Deltan disse que os corruptos estão em festa com a decisão do TSE, inclusive o ministro Gilmar Mendes, do STF, e o deputado Aécio Neves (PSDB). O sr. concorda com essa declaração? O que eu vi foram manifestações de agentes políticos, de pessoas comemorando a cassação do mandato. Não vi nenhum posicionamento do ministro Gilmar Mendes a esse respeito. Eu vi, sim, alguns políticos comemorando. Falta um pouco de humanidade. Podem não gostar do deputado, mas o deputado sofreu uma cassação de mandato, frustrando aí 344 mil eleitores.
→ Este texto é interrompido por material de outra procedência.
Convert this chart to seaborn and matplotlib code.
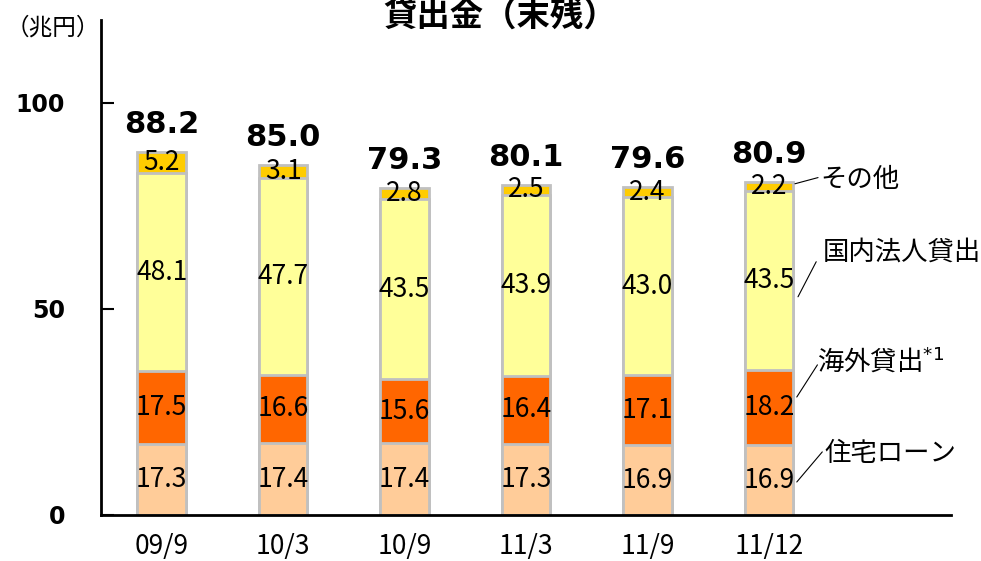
import numpy as np
import pandas as pd
import matplotlib
matplotlib.use("Agg")
import matplotlib.pyplot as plt
import seaborn as sns

# ---- data ----
periods = ["09/9", "10/3", "10/9", "11/3", "11/9", "11/12"]
housing = [17.3, 17.4, 17.4, 17.3, 16.9, 16.9]      # 住宅ローン
overseas = [17.5, 16.6, 15.6, 16.4, 17.1, 18.2]     # 海外貸出
domestic = [48.1, 47.7, 43.5, 43.9, 43.0, 43.5]     # 国内法人貸出
other = [5.2, 3.1, 2.8, 2.5, 2.4, 2.2]              # その他
totals = [88.2, 85.0, 79.3, 80.1, 79.6, 80.9]
series_names = ["住宅ローン", "海外貸出", "国内法人貸出", "その他"]
series_labels = ["住宅ローン", "海外貸出$^{*1}$", "国内法人貸出", "その他"]
colors = ["#FFCC99", "#FF6600", "#FFFF99", "#FFCC00"]
title = "貸出金（末残）"
unit = "（兆円）"
yticks = [0, 50, 100]

sns.set_theme(style="white")
plt.rcParams["font.family"] = ["Noto Sans CJK JP", "DejaVu Sans"]
plt.rcParams["text.color"] = "black"
plt.rcParams["xtick.color"] = "black"
plt.rcParams["ytick.color"] = "black"
plt.rcParams["axes.labelcolor"] = "black"

df = pd.DataFrame({"period": periods, "住宅ローン": housing, "海外貸出": overseas,
                   "国内法人貸出": domestic, "その他": other})
cum = df[series_names].cumsum(axis=1)

fig = plt.figure(figsize=(9.81, 5.61), dpi=100)
ax = fig.add_axes([101 / 981, 1 - 515 / 561, 850 / 981, 495 / 561])

# draw from top layer down so lower layers overlay
for name, col in reversed(list(zip(series_names, colors))):
    sns.barplot(x=df["period"], y=cum[name], order=periods, color=col,
                saturation=1, width=0.4, edgecolor="#C0C0C0", linewidth=2,
                ax=ax, zorder=2)

# segment value labels
for i in range(len(periods)):
    bottom = 0.0
    for name in series_names:
        v = df[name][i]
        ax.text(i, bottom + v / 2, f"{v:.1f}", ha="center", va="center",
                fontsize=19, color="black", zorder=5)
        bottom += v
    ax.text(i, totals[i] + 4.5, f"{totals[i]:.1f}", ha="center", va="baseline",
            fontsize=22, fontweight="bold", family="DejaVu Sans", color="black", zorder=5)

# right-side series labels with leader lines
label_pos = {"その他": (5.42, 81.3), "国内法人貸出": (5.44, 63.8),
             "海外貸出": (5.40, 37.1), "住宅ローン": (5.46, 15.0)}
leader = {"その他": ((5.215, 80.3), (5.405, 81.8)),
          "国内法人貸出": ((5.24, 52.9), (5.39, 61.4)),
          "海外貸出": ((5.23, 28.6), (5.40, 36.4)),
          "住宅ローン": ((5.23, 8.0), (5.44, 15.3))}
for name, lab in zip(series_names, series_labels):
    x, y = label_pos[name]
    ax.text(x, y, lab, ha="left", va="center", fontsize=19, color="black", zorder=5)
    (x0, y0), (x1, y1) = leader[name]
    ax.plot([x0, x1], [y0, y1], color="black", lw=0.8, zorder=5)

ax.set_xlim(-0.5, 6.5)
ax.set_ylim(0, 120)
ax.set_xlabel("")
ax.set_ylabel("")
ax.set_yticks(yticks)
ax.set_yticklabels([str(t) for t in yticks], fontsize=17, fontweight="bold",
                   family="DejaVu Sans")
ax.set_xticks(range(len(periods)))
ax.set_xticklabels(periods, fontsize=19)
ax.set_xticks(np.arange(0.5, 7.0, 1.0), minor=True)
ax.tick_params(axis="x", which="major", length=0, pad=13)
ax.tick_params(axis="x", which="minor", direction="in", length=9, width=1.5, color="black")
ax.tick_params(axis="y", which="major", direction="in", length=9, width=1.5,
               color="black", pad=26, left=True)
for s in ["top", "right"]:
    ax.spines[s].set_visible(False)
for s in ["left", "bottom"]:
    ax.spines[s].set_color("black")
    ax.spines[s].set_linewidth(2)
ax.grid(False)
ax.set_facecolor("white")

fig.text(500 / 981, 1 - 1 / 561, title, ha="center", va="top", fontsize=24,
         fontweight="bold", color="black")
fig.text(6 / 981, 1 - 28 / 561, unit, ha="left", va="center", fontsize=17, color="black")

fig.savefig("out.png", dpi=100, facecolor="white")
Não tem motivo para comemorar.
O governo tem insistido na polarização como estratégia política, que é a mesma estratégia que se criticava no governo anterior. Então o que mudou? Mudou apenas o chicote de mão? Ou a gente vai trabalhar realmente para construir um país que é para todo mundo e vamos respeitar as divergências políticas?
O sr. diz que houve uma inovação na decisão do TSE. Se essa posição for mantida, qual deve ser o efeito disso? Pode criar um precedente para os mandatos dos parlamentares diante do Conselho de Ética. Hoje, objetivamente, a gente tem que, se um parlamentar renunciar durante um processo aberto no Conselho de Ética, ele é alcançado pela Lei da Ficha Limpa. Como é que vai ficar agora? Se ele renunciar numa perspectiva de ter um processo, ele fica inelegível? Gera insegurança, porque são situações similares.
Eu respeito a decisão do TSE, mas divirjo respeitosamente, gera insegurança. Se isso for aplicado, como é que fica no Senado e na Câmara? Qualquer parlamentar que ficar sujeito amanhã a um processo no Conselho, se renuncia antes, ele está inelegível? Não me parece que é a melhor interpretação.
Acha que haverá pressão ou necessidade de mudança na Lei da Ficha Limpa? Não creio que seja o caso de rever a Lei da Ficha Limpa. O que existe foi uma interpretação num caso específico. Eu acho que é muito prematuro para se falar nisso [revisão da lei].